What Should Homeowners Facing Foreclosure Do About Their Pets?

Posted by Joseph Smith

It’s always a sad tale when a family has to lose its home. It’s another story altogether for other unfortunate foreclosure victims– the family’s pets.

Over the past five years, untold scores of pets have been left behinid – abandoned in empy, vacant properties after their owners were evicted. Often times, these pets are abandoned because their former homeowners have no choice upon moving to a location where pets are not allowed, such as rentals or hotel rooms, or worse — taking to the streets or a homeless shelter.

There is no real, solid estimate of the number of abandoned pets across the country today, much less over the past five years, but the evidence is clear: pet shelters across the country have become increasingly burdened by waves of pets made homeless just like their owners.

What can foreclosure victims do with their pets?

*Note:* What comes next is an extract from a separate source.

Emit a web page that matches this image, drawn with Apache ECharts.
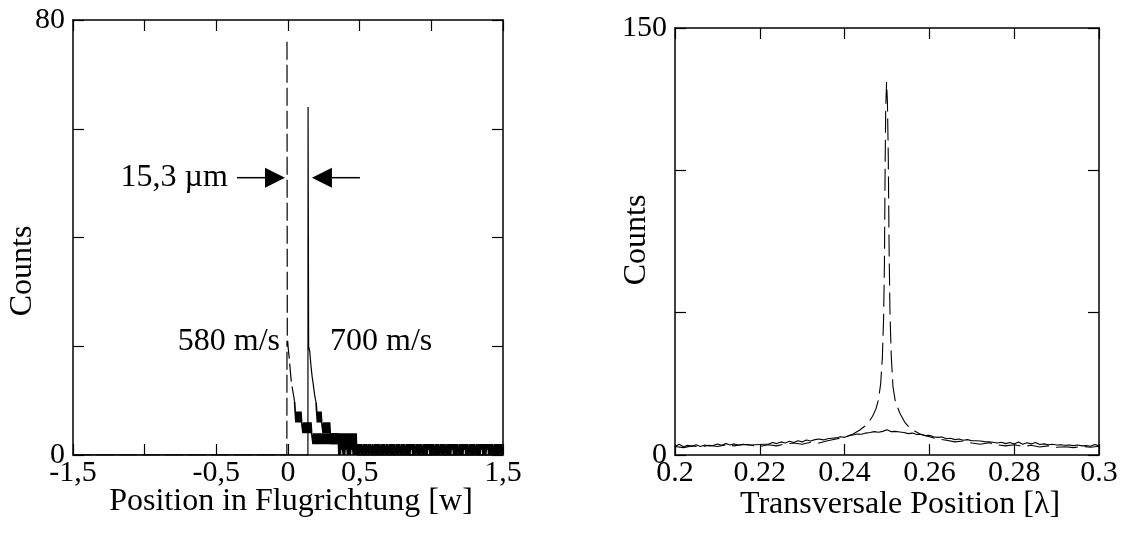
<!DOCTYPE html>
<html>
<head>
<meta charset="utf-8">
<script src="https://cdn.jsdelivr.net/npm/echarts@6/dist/echarts.min.js"></script>
<style>
  html, body { margin: 0; padding: 0; background: #fff; }
  #chart { width: 1131px; height: 535px; }
</style>
</head>
<body>
<div id="chart"></div>
<script>
const FONT = "'Liberation Serif','Times New Roman',serif";

// ---------- Left panel: position along the flight direction ----------
const flugTickLabels = ['-1,5', '', '-0,5', '0', '0,5', '', '1,5'];
const flugCountLabels = ['0', '', '', '', '80'];
const binWidth = 0.005;

// 580 m/s (dashed): leading edge and sharp peak ('-' lifts the pen where the
// falling flank would retrace the rising one)
const v580Edge = [[-1.5, 0], [-0.008, 0], [-0.007, 21], [-0.007, '-'], [-0.007, 76], [-0.005, 22],
  [0.002, 19.5], [0.008, 18], [0.016, 15.5], [0.024, 13.2], [0.032, 12], [0.04, 10.8], [0.046, 9.8]];
// 580 m/s tail, counts per bin starting at 0.05
const v580BinStart = 0.05;
const v580Counts = [
  8, 6, 8, 6, 8, 6, 8, 6, 8, 6,
  6, 4, 6, 4, 6, 4, 6, 4, 6, 4, 6, 4, 6, 4,
  4, 2, 4, 2, 4, 2, 4, 2, 4, 2, 4, 2, 4, 2, 4, 2, 4, 2, 4, 2,
  4, 2, 4, 2, 4, 2, 4, 2, 4, 2, 4, 2, 4, 2, 4, 2, 4,
  0, 2, 0, 2, 1, 2, 0, 2, 0, 2, 1, 2, 0, 2, 0, 2, 0, 2, 1, 2, 0, 2, 0, 2, 0, 2
];
const v580End = [[0.485, 0], [1.5, 0]];

// 700 m/s (solid): leading edge and peak
const v700Edge = [[-1.5, 0], [0.139, 0], [0.14, 64], [0.144, 20], [0.152, 19], [0.16, 16.5],
  [0.168, 14.5], [0.176, 13], [0.186, 11], [0.196, 9.6]];
// 700 m/s tail, counts per bin starting at 0.2
const v700BinStart = 0.2;
const v700Counts = [
  8, 6, 8, 6, 8, 6, 8, 6,
  6, 4, 6, 4, 6, 4, 6, 4, 6, 4, 6,
  4, 2, 4, 2, 4, 2, 4, 2, 4, 2, 4, 2, 4, 2, 4, 2, 4, 2, 4, 2,
  4, 2, 4, 2, 4, 2, 4, 2, 4, 2, 4, 2, 4, 2, 4, 2, 4,
  0, 2, 0, 2, 1, 2, 0, 2, 0, 1, 2, 0, 2, 0, 2, 1, 0, 2, 0, 2,
  2, 0, 2, 0, 1, 2, 0, 2, 0, 2, 0, 2, 1, 0, 2, 0, 2, 0, 2, 1,
  0, 2, 0, 2, 0, 1, 2, 0, 2, 0, 2, 0, 2, 0, 1, 2, 0, 2, 0, 2,
  1, 0, 2, 0, 2, 0, 2, 1, 0, 2, 0, 2, 0, 2, 0, 2, 1, 2, 0, 2,
  0, 2, 0, 1, 2, 0, 2, 0, 2, 0, 2, 1, 0, 2, 0, 2, 0, 2, 0, 2,
  1, 2, 0, 2, 0, 2, 0, 2, 1, 0, 2, 0, 2, 0, 2, 0, 1, 2, 0, 2,
  0, 2, 0, 2, 1, 0, 2, 0, 2, 0, 2, 0, 2, 1, 2, 0, 2, 0, 2, 0,
  2, 1, 0, 2, 0, 2, 0, 2, 0, 2, 1, 2, 0, 2, 0, 2, 0, 1, 2, 0,
  2, 0, 2, 0, 2, 1, 0, 2, 0, 2, 0, 2, 0, 2, 1, 2, 0, 2, 0, 2,
  0, 2, 1, 2, 0, 2, 0, 2, 0, 2, 1, 0, 2, 0, 2, 0, 2, 0, 2, 0,
  2, 0, 2, 1, 0
];

// Annotations (data units of the left panel)
const gapArrows = [
  { tail: [-0.356, 51], tip: [-0.021, 51] },
  { tail: [0.502, 51], tip: [0.167, 51] }
];
const flugNotes = [
  { text: '15,3 \u00b5m', at: [-0.419, 51], align: 'right' },
  { text: '580 m/s', at: [-0.056, 20.8], align: 'right' },
  { text: '700 m/s', at: [0.293, 20.8], align: 'left' }
];

// ---------- Right panel: transverse position ----------
const transTickLabels = ['0.2', '0.22', '0.24', '0.26', '0.28', '0.3'];
const transCountLabels = ['0', '', '', '150'];
const transStart = 0.2;
const transStep = 0.001;
const transSolid = [
  3.0, 3.8, 2.9, 3.4, 3.1, 3.6, 3.0, 3.5, 3.2, 3.3,
  3.9, 3.4, 4.0, 3.5, 3.9, 3.4, 3.6, 3.7, 3.5, 3.6,
  3.7, 3.8, 3.8, 4.4, 4.0, 4.6, 4.2, 4.8, 4.4, 5.0,
  4.6, 5.3, 4.9, 5.4, 5.6, 5.3, 5.7, 5.9, 6.0, 6.4,
  6.2, 6.8, 7.0, 7.4, 7.3, 7.7, 7.9, 8.2, 8.0, 8.3,
  8.9, 8.2, 8.3, 8.1, 7.9, 7.5, 7.7, 7.2, 7.3, 6.8,
  6.9, 6.4, 6.2, 6.3, 5.7, 5.9, 5.4, 5.6, 5.2, 5.4,
  5.0, 5.0, 4.9, 4.7, 4.6, 4.5, 4.2, 4.5, 4.0, 4.4,
  3.9, 4.6, 3.8, 4.3, 3.9, 4.4, 3.7, 3.9, 3.6, 3.8,
  3.5, 3.6, 3.4, 3.5, 3.3, 3.5, 3.2, 3.3, 3.1, 3.7,
  3.2
];
const transDashed = [
  [0.200, 3.0], [0.202, 2.6], [0.204, 3.2], [0.206, 2.8], [0.208, 3.4], [0.210, 3.0],
  [0.212, 3.6], [0.214, 3.2], [0.216, 3.8], [0.218, 3.4], [0.220, 3.0], [0.222, 3.6],
  [0.224, 3.2], [0.226, 3.9], [0.228, 4.2], [0.230, 3.8], [0.232, 4.5], [0.234, 4.2],
  [0.236, 5.0], [0.238, 5.6], [0.240, 6.2], [0.242, 7.4], [0.2436, 8.8], [0.2448, 10.2],
  [0.2458, 11.8], [0.2466, 13.6], [0.2474, 16.2], [0.2480, 19.5], [0.2485, 25], [0.2489, 34],
  [0.2492, 48], [0.2494, 68], [0.24955, 100], [0.2497, 122], [0.2499, 131], [0.2501, 124],
  [0.2503, 105], [0.2505, 72], [0.2507, 50], [0.2510, 35], [0.2514, 24], [0.2520, 18.5],
  [0.2531, 14.5], [0.2542, 11.5], [0.2552, 9.8], [0.2565, 8.4], [0.258, 7.2], [0.260, 6.4],
  [0.262, 5.6], [0.264, 5.2], [0.266, 4.6], [0.268, 4.9], [0.270, 4.2], [0.272, 3.8],
  [0.274, 4.3], [0.276, 3.6], [0.278, 3.2], [0.280, 3.6], [0.282, 3.0], [0.284, 3.4],
  [0.286, 2.8], [0.288, 3.2], [0.290, 2.7], [0.292, 2.9], [0.294, 2.6], [0.296, 3.0],
  [0.298, 2.7], [0.300, 3.1]
];

// ---------- helpers ----------
function binned(start, step, counts) {
  return counts.map((c, i) => [+(start + i * step).toFixed(5), c]);
}

function labelFor(labels, min, interval) {
  return function (value) {
    const k = Math.round((value - min) / interval);
    return labels[k] !== undefined ? labels[k] : '';
  };
}

const lineBase = { show: true, onZero: false, lineStyle: { color: '#000', width: 1.5 } };
const tickBase = { show: true, inside: true, length: 11, lineStyle: { color: '#000', width: 1.2 } };
const labelText = { color: '#000', fontFamily: FONT, fontSize: 30 };

function xAxisPair(grid, min, max, interval, labels) {
  return [
    {
      type: 'value', gridIndex: grid, position: 'bottom', min, max, interval,
      axisLine: lineBase, axisTick: tickBase, splitLine: { show: false },
      axisLabel: Object.assign({ show: true, margin: 3, showMinLabel: true, showMaxLabel: true,
        formatter: labelFor(labels, min, interval) }, labelText)
    },
    {
      type: 'value', gridIndex: grid, position: 'top', min, max, interval,
      axisLine: lineBase, axisTick: tickBase, splitLine: { show: false },
      axisLabel: { show: false }
    }
  ];
}

function yAxisPair(grid, min, max, interval, labels) {
  return [
    {
      type: 'value', gridIndex: grid, position: 'left', min, max, interval,
      axisLine: lineBase, axisTick: tickBase, splitLine: { show: false },
      axisLabel: Object.assign({ show: true, margin: 8, showMinLabel: true, showMaxLabel: true,
        formatter: labelFor(labels, min, interval) }, labelText)
    },
    {
      type: 'value', gridIndex: grid, position: 'right', min, max, interval,
      axisLine: lineBase, axisTick: tickBase, splitLine: { show: false },
      axisLabel: { show: false }
    }
  ];
}

function lineSeries(name, xi, yi, data, dash, width) {
  return {
    name, type: 'line', xAxisIndex: xi, yAxisIndex: yi, data,
    showSymbol: false, symbol: 'none', silent: true, animation: false,
    connectNulls: false,
    lineStyle: { color: '#000', width: width, type: dash || 'solid' },
    z: 3
  };
}

const chart = echarts.init(document.getElementById('chart'), null, { renderer: 'canvas' });

// Peak flanks keep the line style; the densely binned tails are stroked a little heavier
const v580TailData = [v580Edge[v580Edge.length - 1]].concat(binned(v580BinStart, binWidth, v580Counts), v580End);
const v700TailData = [v700Edge[v700Edge.length - 1]].concat(binned(v700BinStart, binWidth, v700Counts));
const transSolidData = binned(transStart, transStep, transSolid);

chart.setOption({
  backgroundColor: '#fff',
  animation: false,
  grid: [
    { left: 73, top: 20, width: 430, height: 435, containLabel: false },
    { left: 675, top: 28, width: 424, height: 427, containLabel: false }
  ],
  xAxis: xAxisPair(0, -1.5, 1.5, 0.5, flugTickLabels)
    .concat(xAxisPair(1, 0.2, 0.3, 0.02, transTickLabels)),
  yAxis: yAxisPair(0, 0, 80, 20, flugCountLabels)
    .concat(yAxisPair(1, 0, 150, 50, transCountLabels)),
  series: [
    lineSeries('580 m/s', 0, 0, v580Edge, [18, 5], 1.2),
    lineSeries('580 m/s', 0, 0, v580TailData, 'solid', 1.7),
    lineSeries('700 m/s', 0, 0, v700Edge, 'solid', 1.2),
    lineSeries('700 m/s', 0, 0, v700TailData, 'solid', 1.7),
    lineSeries('dashed', 2, 2, transDashed, [22, 7], 1.1),
    lineSeries('solid', 2, 2, transSolidData, 'solid', 1.1)
  ]
});

// Axis titles and annotations, placed through the chart's own coordinate systems
function px(point, grid) {
  return chart.convertToPixel({ xAxisIndex: grid * 2, yAxisIndex: grid * 2 }, point);
}

const titleStyle = { fill: '#000', fontFamily: FONT, fontSize: 32, align: 'center', verticalAlign: 'middle' };
const graphics = [];

const lg = chart.getModel().getComponent('grid', 0).coordinateSystem.getRect();
const rg = chart.getModel().getComponent('grid', 1).coordinateSystem.getRect();

graphics.push({ type: 'text', x: lg.x + lg.width / 2 + 3, y: 502,
  style: Object.assign({ text: 'Position in Flugrichtung [w]' }, titleStyle) });
graphics.push({ type: 'text', x: 23, y: 271, rotation: Math.PI / 2,
  style: Object.assign({ text: 'Counts' }, titleStyle) });
graphics.push({ type: 'text', x: rg.x + rg.width / 2 + 13, y: 505,
  style: Object.assign({ text: 'Transversale Position [\u03bb]' }, titleStyle) });
graphics.push({ type: 'text', x: 637, y: 240, rotation: Math.PI / 2,
  style: Object.assign({ text: 'Counts' }, titleStyle) });

const headLen = 20, headHalf = 10;
gapArrows.forEach(a => {
  const t = px(a.tail, 0), p = px(a.tip, 0);
  const dir = Math.sign(p[0] - t[0]);
  const baseX = p[0] - dir * headLen;
  graphics.push({ type: 'line', shape: { x1: t[0], y1: t[1], x2: baseX, y2: p[1] },
    style: { stroke: '#000', lineWidth: 1.5 } });
  graphics.push({ type: 'polygon', shape: { points: [[p[0], p[1]], [baseX, p[1] - headHalf], [baseX, p[1] + headHalf]] },
    style: { fill: '#000' } });
});

flugNotes.forEach(n => {
  const p = px(n.at, 0);
  graphics.push({ type: 'text', x: p[0], y: p[1],
    style: { text: n.text, fill: '#000', fontFamily: FONT, fontSize: 32, align: n.align, verticalAlign: 'middle' } });
});

chart.setOption({ graphic: graphics });
</script>
</body>
</html>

Look to Family or Friends First

As mentioned, most animal shelters are overwhelmed as it is. In many shelters, the adoption rate is less than 50%. Additionally, funding for these shelters has decreased with the bad economy while more animals have flooded shelters, straining already-tight budgets and resources.

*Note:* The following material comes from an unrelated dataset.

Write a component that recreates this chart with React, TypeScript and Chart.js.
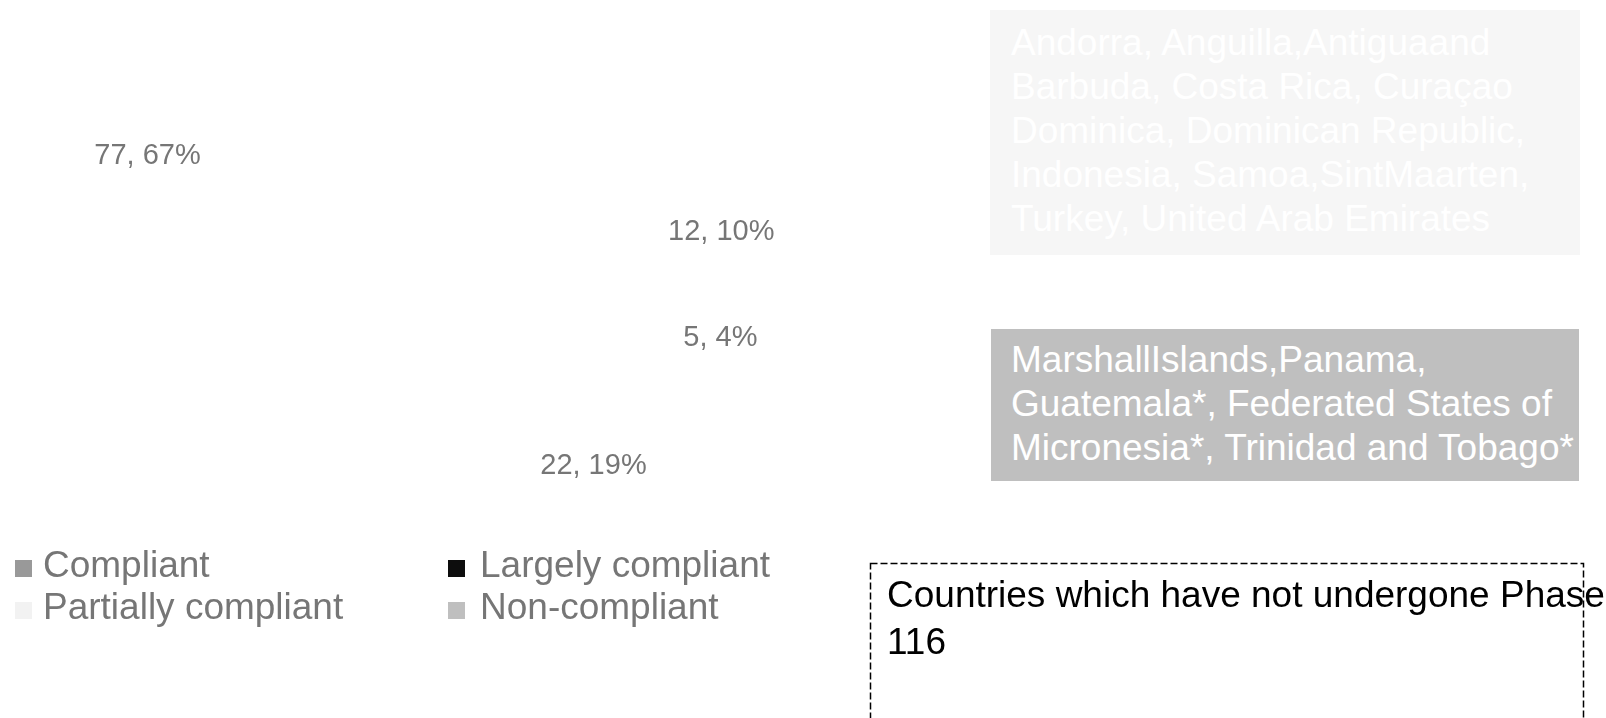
import React, { useEffect, useRef } from "react";
import { Chart, registerables } from "chart.js";

Chart.register(...registerables);

// ---- data ----
const categories = ["Compliant", "Largely compliant", "Partially compliant", "Non-compliant"];
const counts = [22, 77, 12, 5];
const percents = [19, 67, 10, 4];
const legendColors = ["#999999", "#0d0d0d", "#f2f2f2", "#bfbfbf"];
const partiallyCountries = [
  "Andorra, Anguilla,Antiguaand",
  "Barbuda, Costa Rica, Curaçao",
  "Dominica, Dominican Republic,",
  "Indonesia, Samoa,SintMaarten,",
  "Turkey, United Arab Emirates",
];
const nonCompliantCountries = [
  "MarshallIslands,Panama,",
  "Guatemala*, Federated States of",
  "Micronesia*, Trinidad and Tobago*",
];
const phaseTitle = "Countries which have not undergone Phase";
const phaseCount = "116";

// ---- styles ----
const FONT = "'Liberation Sans', Arial, sans-serif";
const labelDistance = [0.709, 1.147, 0.9, 0.877];
const labelAngleNudge = [0, 0, 2.5, -1]; // degrees
const legendBoxX = [15, 448];
const legendTextX = [43, 480];
const legendRows = [577, 619];
const legendBox = 17;

const labelPlugin = {
  id: "sliceLabels",
  afterDatasetsDraw(chart: any) {
    const ctx = chart.ctx;
    const meta = chart.getDatasetMeta(0);
    ctx.save();
    ctx.font = `29px ${FONT}`;
    ctx.fillStyle = "#767676";
    ctx.textAlign = "center";
    ctx.textBaseline = "middle";
    meta.data.forEach((arc: any, i: number) => {
      const p = arc.getProps(["x", "y", "startAngle", "endAngle", "outerRadius"], true);
      const mid = (p.startAngle + p.endAngle) / 2 + (labelAngleNudge[i] * Math.PI) / 180;
      const d = p.outerRadius * labelDistance[i];
      ctx.fillText(`${counts[i]}, ${percents[i]}%`, p.x + Math.cos(mid) * d, p.y + Math.sin(mid) * d);
    });
    ctx.restore();
  },
};

const legendPlugin = {
  id: "gridLegend",
  afterDraw(chart: any) {
    const ctx = chart.ctx;
    ctx.save();
    ctx.font = `37px ${FONT}`;
    ctx.textBaseline = "alphabetic";
    ctx.textAlign = "left";
    categories.forEach((c, i) => {
      const col = i % 2;
      const row = Math.floor(i / 2);
      const base = legendRows[row];
      ctx.fillStyle = legendColors[i];
      ctx.fillRect(legendBoxX[col], base - legendBox, legendBox, legendBox);
      ctx.fillStyle = "#767676";
      ctx.fillText(c, legendTextX[col], base);
    });
    // dashed box
    ctx.setLineDash([7, 3]);
    ctx.strokeStyle = "#000";
    ctx.lineWidth = 1.5;
    ctx.strokeRect(870.5, 563.5, 713, 200);
    ctx.restore();
  },
};

export default function App() {
  const ref = useRef<HTMLCanvasElement | null>(null);
  useEffect(() => {
    if (!ref.current) return;
    const chart = new Chart(ref.current, {
      type: "pie",
      data: {
        labels: categories,
        datasets: [
          {
            data: counts,
            backgroundColor: "rgba(0,0,0,0)",
            borderWidth: 0,
          },
        ],
      },
      options: {
        responsive: false,
        animation: false,
        devicePixelRatio: 1,
        rotation: 107,
        layout: { padding: { left: 160, right: 846, top: 0, bottom: 118 } },
        plugins: { legend: { display: false }, tooltip: { enabled: false } },
      },
      plugins: [labelPlugin, legendPlugin],
    } as any);
    return () => chart.destroy();
  }, []);

  const lineStyle: React.CSSProperties = { whiteSpace: "nowrap" };
  return (
    <div style={{ position: "absolute", left: 0, top: 0, width: 1606, height: 718, overflow: "hidden", background: "#fff", fontFamily: FONT }}>
      <canvas ref={ref} width={1606} height={718} style={{ position: "absolute", left: 0, top: 0 }} />
      <div style={{ position: "absolute", left: 990, top: 10, width: 590, height: 245, background: "#f6f6f6", color: "#ffffff", fontSize: 37, lineHeight: "44px", paddingLeft: 21, paddingTop: 11, boxSizing: "border-box" }}>
        {partiallyCountries.map((l, i) => (
          <div key={i} style={lineStyle}>{l}</div>
        ))}
      </div>
      <div style={{ position: "absolute", left: 991, top: 329, width: 588, height: 152, background: "#bfbfbf", color: "#ffffff", fontSize: 37, lineHeight: "44px", paddingLeft: 20, paddingTop: 9, boxSizing: "border-box" }}>
        {nonCompliantCountries.map((l, i) => (
          <div key={i} style={lineStyle}>{l}</div>
        ))}
      </div>
      <div style={{ position: "absolute", left: 887, top: 571, color: "#000", fontSize: 37, lineHeight: "47px" }}>
        <div style={lineStyle}>{phaseTitle}</div>
        <div style={lineStyle}>{phaseCount}</div>
      </div>
    </div>
  );
}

That’s why it’s best for homeowners to first look to family and friends and see if they can adopt their pets. Even if it is temporary, that is better than leaving pets to animal shelters that probably will not be able to accommodate them for long.

Ask a Vet to Help

If friends and family cannot help, a veterinarian might be of assistance. Veterinarians usually are able to board animals for a small fee, and many have offered to board animals for free if at all possible while homeowners relocate to other housing or to living accommodations that allow pets.

Find Pet-Friendly Housing

Often times, one main reason why pets are left behind is because the only living accommodations an evicted homeowner can find don’t allow pets for one reason or the other. This is unfortunate, but whenever possible, homeowners should try to find pet-friendly housing. If none is available, pet owners could ask the landlord for amendments to the contract in light of the circumstances; some might agree.

Above All, Do Not Abandon Them

The worst thing a pet owner can do is to abandon his or her pets in the home. This is illegal and can lead to criminal charges due to animal cruelty laws in the state. If all else fails, a shelter will be able to take them in. The Humane Society is one national resource that can help and should be consulted.